● Given problem: Extract the text of each entry below exactly, leaving every image behind.

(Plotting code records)

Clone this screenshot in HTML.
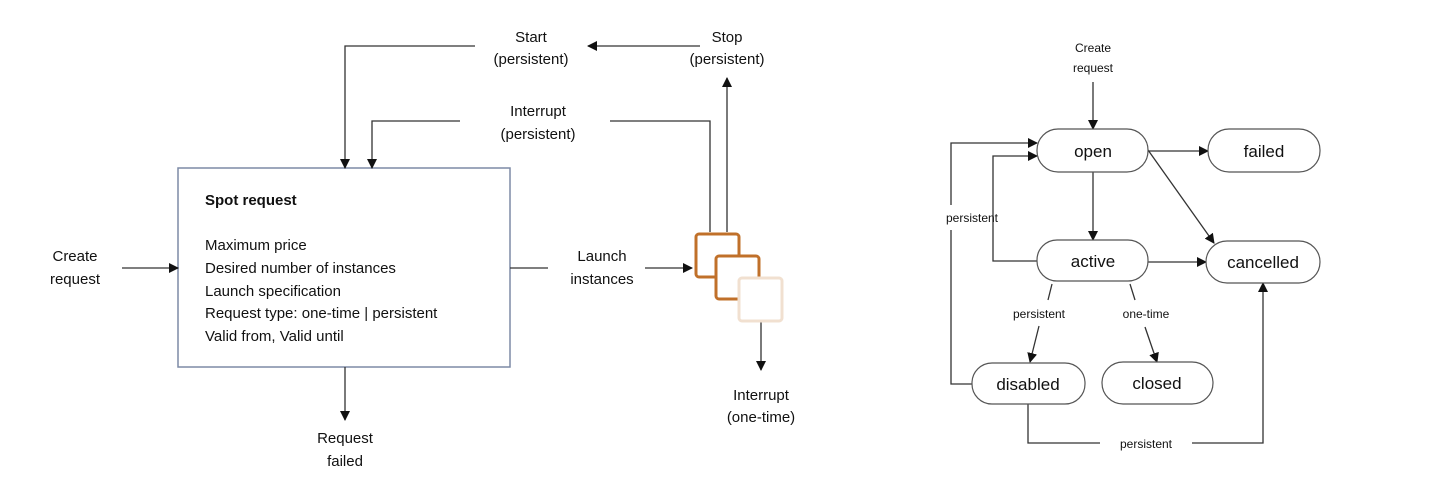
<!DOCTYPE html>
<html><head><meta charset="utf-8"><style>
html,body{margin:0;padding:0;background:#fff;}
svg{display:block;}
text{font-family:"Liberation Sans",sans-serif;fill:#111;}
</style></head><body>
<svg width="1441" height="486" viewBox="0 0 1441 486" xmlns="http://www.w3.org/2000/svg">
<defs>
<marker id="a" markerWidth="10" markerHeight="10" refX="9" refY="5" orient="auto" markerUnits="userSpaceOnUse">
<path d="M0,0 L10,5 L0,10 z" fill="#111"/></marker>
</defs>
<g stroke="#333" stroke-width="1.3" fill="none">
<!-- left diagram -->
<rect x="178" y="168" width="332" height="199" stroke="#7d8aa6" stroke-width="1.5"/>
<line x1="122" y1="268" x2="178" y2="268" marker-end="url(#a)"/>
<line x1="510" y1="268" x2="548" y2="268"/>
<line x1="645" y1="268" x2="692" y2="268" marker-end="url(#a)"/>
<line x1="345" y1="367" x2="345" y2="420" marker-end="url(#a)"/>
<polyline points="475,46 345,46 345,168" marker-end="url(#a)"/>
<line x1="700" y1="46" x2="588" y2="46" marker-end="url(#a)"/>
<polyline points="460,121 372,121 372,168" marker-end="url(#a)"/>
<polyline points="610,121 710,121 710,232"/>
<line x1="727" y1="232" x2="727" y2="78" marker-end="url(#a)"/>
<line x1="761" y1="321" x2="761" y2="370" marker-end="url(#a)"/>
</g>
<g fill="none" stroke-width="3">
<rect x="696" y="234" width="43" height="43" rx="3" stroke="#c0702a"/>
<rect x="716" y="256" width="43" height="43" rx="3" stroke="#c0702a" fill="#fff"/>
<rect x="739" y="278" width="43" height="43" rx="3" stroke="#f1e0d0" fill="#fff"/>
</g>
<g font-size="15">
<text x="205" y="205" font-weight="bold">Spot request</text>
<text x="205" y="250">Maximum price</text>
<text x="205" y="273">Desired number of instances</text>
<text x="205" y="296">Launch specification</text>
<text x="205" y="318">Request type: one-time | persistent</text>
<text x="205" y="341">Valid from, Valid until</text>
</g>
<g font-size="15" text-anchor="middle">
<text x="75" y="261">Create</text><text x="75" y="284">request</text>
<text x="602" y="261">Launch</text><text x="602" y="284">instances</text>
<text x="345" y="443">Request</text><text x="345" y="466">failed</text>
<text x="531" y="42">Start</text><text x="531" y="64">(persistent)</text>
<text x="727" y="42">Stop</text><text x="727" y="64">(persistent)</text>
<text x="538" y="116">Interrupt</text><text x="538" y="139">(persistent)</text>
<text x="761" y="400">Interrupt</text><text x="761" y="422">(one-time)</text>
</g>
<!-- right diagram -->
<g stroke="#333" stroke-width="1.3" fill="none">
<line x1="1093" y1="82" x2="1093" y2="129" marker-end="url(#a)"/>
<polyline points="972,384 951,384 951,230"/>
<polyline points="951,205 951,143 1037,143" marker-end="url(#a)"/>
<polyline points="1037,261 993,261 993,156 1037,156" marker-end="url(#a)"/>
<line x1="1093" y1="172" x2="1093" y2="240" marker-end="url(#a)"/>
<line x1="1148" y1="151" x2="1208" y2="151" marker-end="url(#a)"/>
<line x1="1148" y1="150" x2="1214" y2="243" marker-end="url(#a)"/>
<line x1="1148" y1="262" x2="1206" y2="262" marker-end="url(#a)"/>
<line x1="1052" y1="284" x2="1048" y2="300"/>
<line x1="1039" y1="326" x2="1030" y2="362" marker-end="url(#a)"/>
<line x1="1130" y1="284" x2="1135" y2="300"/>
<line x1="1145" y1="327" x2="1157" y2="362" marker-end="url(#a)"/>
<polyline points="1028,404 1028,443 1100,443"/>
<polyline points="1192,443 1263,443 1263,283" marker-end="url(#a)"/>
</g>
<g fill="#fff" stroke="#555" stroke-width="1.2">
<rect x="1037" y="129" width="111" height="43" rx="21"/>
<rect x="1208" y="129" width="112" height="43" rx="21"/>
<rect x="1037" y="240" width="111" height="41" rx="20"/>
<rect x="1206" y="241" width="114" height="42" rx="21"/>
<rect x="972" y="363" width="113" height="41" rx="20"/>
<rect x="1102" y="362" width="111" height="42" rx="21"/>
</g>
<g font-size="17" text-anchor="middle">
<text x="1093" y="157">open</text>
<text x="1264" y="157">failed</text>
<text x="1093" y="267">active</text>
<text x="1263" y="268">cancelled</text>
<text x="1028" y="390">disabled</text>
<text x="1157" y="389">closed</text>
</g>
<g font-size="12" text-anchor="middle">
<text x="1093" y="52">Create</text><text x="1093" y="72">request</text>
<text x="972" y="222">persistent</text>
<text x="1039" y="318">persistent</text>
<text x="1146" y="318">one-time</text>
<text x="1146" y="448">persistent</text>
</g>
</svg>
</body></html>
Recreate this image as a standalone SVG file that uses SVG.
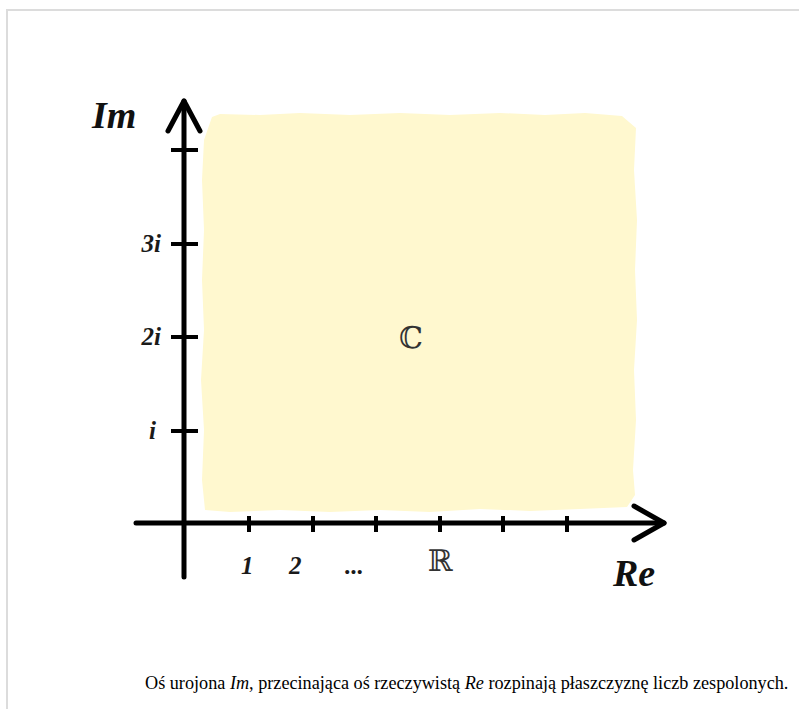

● Complete output:
Clone this screenshot in HTML.
<!DOCTYPE html>
<html><head><meta charset="utf-8"><style>
html,body{margin:0;padding:0;background:#fff;}
svg{display:block;}
text{font-family:"Liberation Sans",sans-serif;fill:#111;}
</style></head><body>
<svg width="1441" height="486" viewBox="0 0 1441 486" xmlns="http://www.w3.org/2000/svg">
<defs>
<marker id="a" markerWidth="10" markerHeight="10" refX="9" refY="5" orient="auto" markerUnits="userSpaceOnUse">
<path d="M0,0 L10,5 L0,10 z" fill="#111"/></marker>
</defs>
<g stroke="#333" stroke-width="1.3" fill="none">
<!-- left diagram -->
<rect x="178" y="168" width="332" height="199" stroke="#7d8aa6" stroke-width="1.5"/>
<line x1="122" y1="268" x2="178" y2="268" marker-end="url(#a)"/>
<line x1="510" y1="268" x2="548" y2="268"/>
<line x1="645" y1="268" x2="692" y2="268" marker-end="url(#a)"/>
<line x1="345" y1="367" x2="345" y2="420" marker-end="url(#a)"/>
<polyline points="475,46 345,46 345,168" marker-end="url(#a)"/>
<line x1="700" y1="46" x2="588" y2="46" marker-end="url(#a)"/>
<polyline points="460,121 372,121 372,168" marker-end="url(#a)"/>
<polyline points="610,121 710,121 710,232"/>
<line x1="727" y1="232" x2="727" y2="78" marker-end="url(#a)"/>
<line x1="761" y1="321" x2="761" y2="370" marker-end="url(#a)"/>
</g>
<g fill="none" stroke-width="3">
<rect x="696" y="234" width="43" height="43" rx="3" stroke="#c0702a"/>
<rect x="716" y="256" width="43" height="43" rx="3" stroke="#c0702a" fill="#fff"/>
<rect x="739" y="278" width="43" height="43" rx="3" stroke="#f1e0d0" fill="#fff"/>
</g>
<g font-size="15">
<text x="205" y="205" font-weight="bold">Spot request</text>
<text x="205" y="250">Maximum price</text>
<text x="205" y="273">Desired number of instances</text>
<text x="205" y="296">Launch specification</text>
<text x="205" y="318">Request type: one-time | persistent</text>
<text x="205" y="341">Valid from, Valid until</text>
</g>
<g font-size="15" text-anchor="middle">
<text x="75" y="261">Create</text><text x="75" y="284">request</text>
<text x="602" y="261">Launch</text><text x="602" y="284">instances</text>
<text x="345" y="443">Request</text><text x="345" y="466">failed</text>
<text x="531" y="42">Start</text><text x="531" y="64">(persistent)</text>
<text x="727" y="42">Stop</text><text x="727" y="64">(persistent)</text>
<text x="538" y="116">Interrupt</text><text x="538" y="139">(persistent)</text>
<text x="761" y="400">Interrupt</text><text x="761" y="422">(one-time)</text>
</g>
<!-- right diagram -->
<g stroke="#333" stroke-width="1.3" fill="none">
<line x1="1093" y1="82" x2="1093" y2="129" marker-end="url(#a)"/>
<polyline points="972,384 951,384 951,230"/>
<polyline points="951,205 951,143 1037,143" marker-end="url(#a)"/>
<polyline points="1037,261 993,261 993,156 1037,156" marker-end="url(#a)"/>
<line x1="1093" y1="172" x2="1093" y2="240" marker-end="url(#a)"/>
<line x1="1148" y1="151" x2="1208" y2="151" marker-end="url(#a)"/>
<line x1="1148" y1="150" x2="1214" y2="243" marker-end="url(#a)"/>
<line x1="1148" y1="262" x2="1206" y2="262" marker-end="url(#a)"/>
<line x1="1052" y1="284" x2="1048" y2="300"/>
<line x1="1039" y1="326" x2="1030" y2="362" marker-end="url(#a)"/>
<line x1="1130" y1="284" x2="1135" y2="300"/>
<line x1="1145" y1="327" x2="1157" y2="362" marker-end="url(#a)"/>
<polyline points="1028,404 1028,443 1100,443"/>
<polyline points="1192,443 1263,443 1263,283" marker-end="url(#a)"/>
</g>
<g fill="#fff" stroke="#555" stroke-width="1.2">
<rect x="1037" y="129" width="111" height="43" rx="21"/>
<rect x="1208" y="129" width="112" height="43" rx="21"/>
<rect x="1037" y="240" width="111" height="41" rx="20"/>
<rect x="1206" y="241" width="114" height="42" rx="21"/>
<rect x="972" y="363" width="113" height="41" rx="20"/>
<rect x="1102" y="362" width="111" height="42" rx="21"/>
</g>
<g font-size="17" text-anchor="middle">
<text x="1093" y="157">open</text>
<text x="1264" y="157">failed</text>
<text x="1093" y="267">active</text>
<text x="1263" y="268">cancelled</text>
<text x="1028" y="390">disabled</text>
<text x="1157" y="389">closed</text>
</g>
<g font-size="12" text-anchor="middle">
<text x="1093" y="52">Create</text><text x="1093" y="72">request</text>
<text x="972" y="222">persistent</text>
<text x="1039" y="318">persistent</text>
<text x="1146" y="318">one-time</text>
<text x="1146" y="448">persistent</text>
</g>
</svg>
</body></html>
Recreate this image as a standalone SVG file that uses SVG.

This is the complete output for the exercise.